El acto es emocionante. Se te humedecen un poco los ojos cuando agradeces, sobre todo a Raquel. Y también cuando te acuerdas de ciertas personas que te han acompañado y ya no están. Después, celebráis. Coméis y bebéis. Primero con la comisión, luego con amigos. Y la noche se alarga. Llegas a casa ebrio, pero con la sonrisa en la boca.

*

Al día siguiente, todavía con resaca, te acercas al tardeo que organizan tus amigos en Luminata. Pasas casi toda la tarde pegado a Mar, a quien hace tiempo que no veías. También el pasado regresa. Las conversaciones, la memoria. Verla a ella también te lleva a tu novela y, ahora, a la película. Eres tú, pero a la vez eres también un personaje literario. Ficción y realidad, entrelazadas. Estás cansado y el cuerpo apenas te obedece, pero tú quieres estar ahí. Toda la noche. La tormenta de arena es hoy tu banda sonora.

*

El domingo, para terminar la ronda de celebraciones, fiesta de jubilación de tu cuñada. Te reúnes con tus hermanos y la familia. La cabeza apenas te funciona. Pero te emociona el reencuentro. Todo tiene la estructura de la ficción. La culminación de una carrera, la conclusión de una historia, el sentido del pasado. Y también Lo que permanece, como titula Margarita Leoz. Aunque esa permanencia sea apenas una imagen flotante.

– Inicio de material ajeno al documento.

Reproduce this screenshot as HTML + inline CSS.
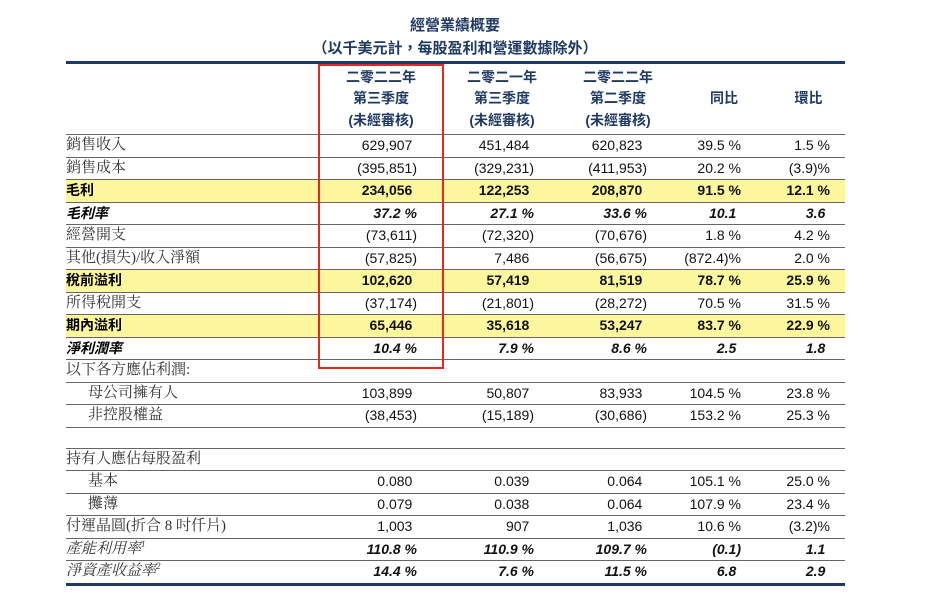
<!DOCTYPE html>
<html><head><meta charset="utf-8"><style>
body{margin:0;background:#fff;width:927px;height:595px;position:relative;overflow:hidden;font-family:"Liberation Sans","Noto Sans CJK TC",sans-serif;}
.t1{position:absolute;left:0;width:910px;text-align:center;top:14px;font-size:15px;font-weight:bold;color:#1f3a63}
.t2{position:absolute;left:0;width:910px;text-align:center;top:37px;font-size:15px;font-weight:bold;color:#1f3a63}
table{position:absolute;left:66px;top:61px;width:779px;border-collapse:collapse;table-layout:fixed;font-size:14px;color:#111}
td{padding:0;height:21.5px;border-bottom:1px solid #666;text-align:right;white-space:nowrap;line-height:21px}
tr.hd td{height:70px;border-top:3px solid #1f3864;text-align:center;font-weight:bold;color:#1f3a63;line-height:21.5px;vertical-align:middle}
td.l{text-align:left;font-family:"Liberation Serif","Noto Serif CJK TC",serif;color:#333;font-size:15px}
td.c1{padding-right:27px}td.c2{padding-right:26px}td.c3{padding-right:29px}td.c4{padding-right:31px}td.c5{padding-right:15px}
td.n::after{content:")";visibility:hidden}
tr.y td{background:#fcf69c;font-weight:bold}
tr.y td.l{font-family:"Liberation Sans","Noto Sans CJK TC",sans-serif;color:#000;font-size:14px}
tr.i td{font-weight:bold;font-style:italic}
tr.i td.l{font-family:"Liberation Sans","Noto Sans CJK TC",sans-serif;color:#000;font-size:14px}
tr.ii td{font-weight:bold;font-style:italic}
tr.ii td.l{font-weight:normal}
td.in{padding-left:22px}
tr.g td{height:20px}
tr.last td{border-bottom:3px solid #1f3864}
.box{position:absolute;left:318px;top:64px;width:122px;height:301px;border:2px solid #e8271f}
sup{font-size:9px;line-height:0}
</style></head><body>
<div class="t1">經營業績概要</div>
<div class="t2">（以千美元計，每股盈利和營運數據除外）</div>
<table>
<colgroup><col style="width:252px"><col style="width:126px"><col style="width:116px"><col style="width:116px"><col style="width:96px"><col style="width:73px"></colgroup>
<tr class="hd"><td></td><td>二零二二年<br>第三季度<br>(未經審核)</td><td>二零二一年<br>第三季度<br>(未經審核)</td><td>二零二二年<br>第二季度<br>(未經審核)</td><td>同比</td><td>環比</td></tr>
<tr><td class="l">銷售收入</td><td class="c1 n">629,907</td><td class="c2 n">451,484</td><td class="c3 n">620,823</td><td class="c4">39.5 %</td><td class="c5">1.5 %</td></tr>
<tr><td class="l">銷售成本</td><td class="c1">(395,851)</td><td class="c2">(329,231)</td><td class="c3">(411,953)</td><td class="c4">20.2 %</td><td class="c5">(3.9)%</td></tr>
<tr class="y"><td class="l">毛利</td><td class="c1 n">234,056</td><td class="c2 n">122,253</td><td class="c3 n">208,870</td><td class="c4">91.5 %</td><td class="c5">12.1 %</td></tr>
<tr class="i"><td class="l">毛利率</td><td class="c1">37.2 %</td><td class="c2">27.1 %</td><td class="c3">33.6 %</td><td class="c4 n">10.1</td><td class="c5 n">3.6</td></tr>
<tr><td class="l">經營開支</td><td class="c1">(73,611)</td><td class="c2">(72,320)</td><td class="c3">(70,676)</td><td class="c4">1.8 %</td><td class="c5">4.2 %</td></tr>
<tr><td class="l">其他(損失)/收入淨額</td><td class="c1">(57,825)</td><td class="c2 n">7,486</td><td class="c3">(56,675)</td><td class="c4">(872.4)%</td><td class="c5">2.0 %</td></tr>
<tr class="y"><td class="l">稅前溢利</td><td class="c1 n">102,620</td><td class="c2 n">57,419</td><td class="c3 n">81,519</td><td class="c4">78.7 %</td><td class="c5">25.9 %</td></tr>
<tr><td class="l">所得稅開支</td><td class="c1">(37,174)</td><td class="c2">(21,801)</td><td class="c3">(28,272)</td><td class="c4">70.5 %</td><td class="c5">31.5 %</td></tr>
<tr class="y"><td class="l">期內溢利</td><td class="c1 n">65,446</td><td class="c2 n">35,618</td><td class="c3 n">53,247</td><td class="c4">83.7 %</td><td class="c5">22.9 %</td></tr>
<tr class="i"><td class="l">淨利潤率</td><td class="c1">10.4 %</td><td class="c2">7.9 %</td><td class="c3">8.6 %</td><td class="c4 n">2.5</td><td class="c5 n">1.8</td></tr>
<tr><td class="l">以下各方應佔利潤:</td><td></td><td></td><td></td><td></td><td></td></tr>
<tr><td class="l in">母公司擁有人</td><td class="c1 n">103,899</td><td class="c2 n">50,807</td><td class="c3 n">83,933</td><td class="c4">104.5 %</td><td class="c5">23.8 %</td></tr>
<tr><td class="l in">非控股權益</td><td class="c1">(38,453)</td><td class="c2">(15,189)</td><td class="c3">(30,686)</td><td class="c4">153.2 %</td><td class="c5">25.3 %</td></tr>
<tr class="g"><td></td><td></td><td></td><td></td><td></td><td></td></tr>
<tr><td class="l">持有人應佔每股盈利</td><td></td><td></td><td></td><td></td><td></td></tr>
<tr><td class="l in">基本</td><td class="c1 n">0.080</td><td class="c2 n">0.039</td><td class="c3 n">0.064</td><td class="c4">105.1 %</td><td class="c5">25.0 %</td></tr>
<tr><td class="l in">攤薄</td><td class="c1 n">0.079</td><td class="c2 n">0.038</td><td class="c3 n">0.064</td><td class="c4">107.9 %</td><td class="c5">23.4 %</td></tr>
<tr><td class="l">付運晶圓(折合 8 吋仟片)</td><td class="c1 n">1,003</td><td class="c2 n">907</td><td class="c3 n">1,036</td><td class="c4">10.6 %</td><td class="c5">(3.2)%</td></tr>
<tr class="ii"><td class="l"><i>產能利用率<sup>1</sup></i></td><td class="c1">110.8 %</td><td class="c2">110.9 %</td><td class="c3">109.7 %</td><td class="c4">(0.1)</td><td class="c5 n">1.1</td></tr>
<tr class="ii last"><td class="l"><i>淨資產收益率<sup>2</sup></i></td><td class="c1">14.4 %</td><td class="c2">7.6 %</td><td class="c3">11.5 %</td><td class="c4 n">6.8</td><td class="c5 n">2.9</td></tr>
</table>
<div class="box"></div>
</body></html>
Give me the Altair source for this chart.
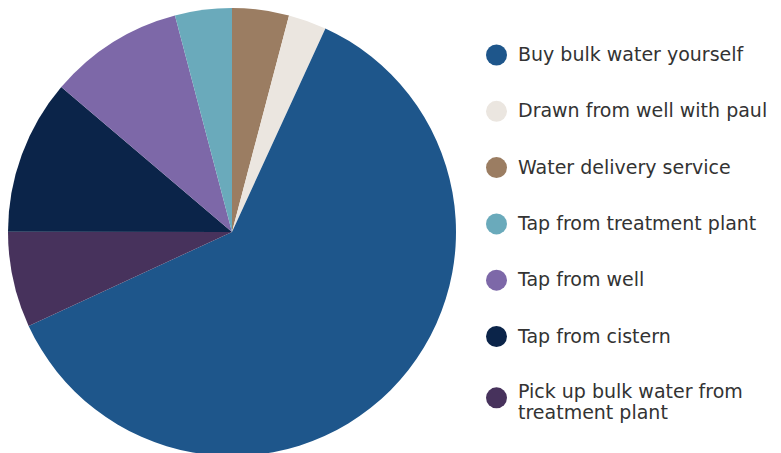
import altair as alt
import pandas as pd

# Slice order (clockwise from 12 o'clock)
categories = [
    "Water delivery service",
    "Drawn from well with paul",
    "Buy bulk water yourself",
    "Pick up bulk water from treatment plant",
    "Tap from cistern",
    "Tap from well",
    "Tap from treatment plant",
]
values = [4.1, 2.75, 61.3, 6.9, 11.2, 9.7, 4.1]

legend_order = [
    "Buy bulk water yourself",
    "Drawn from well with paul",
    "Water delivery service",
    "Tap from treatment plant",
    "Tap from well",
    "Tap from cistern",
    "Pick up bulk water from treatment plant",
]
legend_colors = ["#1e568b", "#ebe6e0", "#9b7d62", "#6aaabb", "#7d68a8", "#0b2449", "#47325c"]

df = pd.DataFrame({"category": categories, "value": values, "idx": list(range(len(categories)))})

long_label = "Pick up bulk water from treatment plant"

chart = alt.Chart(df).mark_arc(outerRadius=224).encode(
    theta=alt.Theta("value:Q", stack=True),
    order=alt.Order("idx:Q", sort="ascending"),
    color=alt.Color(
        "category:N",
        scale=alt.Scale(domain=legend_order, range=legend_colors),
        legend=alt.Legend(
            title=None,
            orient="none",
            legendX=486,
            legendY=44.5,
            symbolType="circle",
            symbolSize=441,
            symbolStrokeWidth=0,
            labelFont="DejaVu Sans",
            labelFontSize=19,
            labelColor="#333333",
            labelLimit=400,
            labelOffset=11,
            rowPadding=35.3,
            labelBaseline=alt.ExprRef(f"datum.label == '{long_label}' ? 'alphabetic' : 'middle'"),
            labelExpr=f"datum.label == '{long_label}' ? ['Pick up bulk water from', 'treatment plant'] : datum.label",
        ),
    ),
).properties(
    width=464, height=464, padding=0
).configure_view(stroke=None)

chart.save("out.html", embed_options={"renderer": "svg", "actions": False})
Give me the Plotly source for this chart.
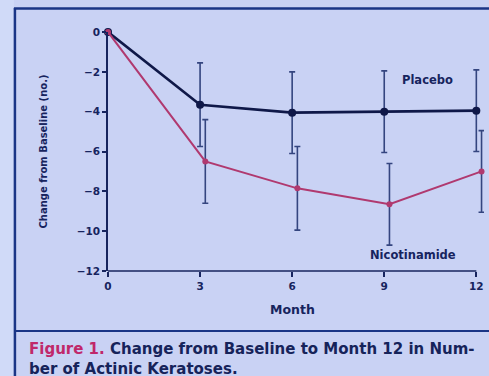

Eso es lo que ocurre de nuevo cuando, por la tarde, tratando de encontrar localizaciones para la película en Google Earth, navegas por los carriles de la huerta. Por curiosidad, buscas allí la que fue tu casa, que vendiste a tu sobrino para que construyera la suya. Todavía tienes clavadas en la retina las imágenes del derribo. Haces zoom poco a poco para ver cómo está ahora, y, como si fuera un fallo del sistema, descubres que en la imagen de Google Earth —a diferencia de la que antes habías visto en Google Maps— la casa del pasado sigue en pie. Apenas son píxeles y polígonos, pero ves de nuevo tu casa. El patio, las palmeras, el techo de tu habitación. Te da un vuelco el corazón. Y no puedes evitar hacer una captura de pantalla y quedarte allí un rato mirando. Imaginas que en algún momento esa imagen se borrará para siempre, cuando Google renueve sus fotos del globo. Pero mientras tanto, tu casa sigue allí. Es lo que permanece. En ese tiempo suspendido que no es un aquí, ni un ayer, ni un para siempre. Tu casa, donde todo aquel pasado sucedió, donde fuiste feliz y también lo contrario. Un fantasma pixelado que desata el llanto y despierta la memoria.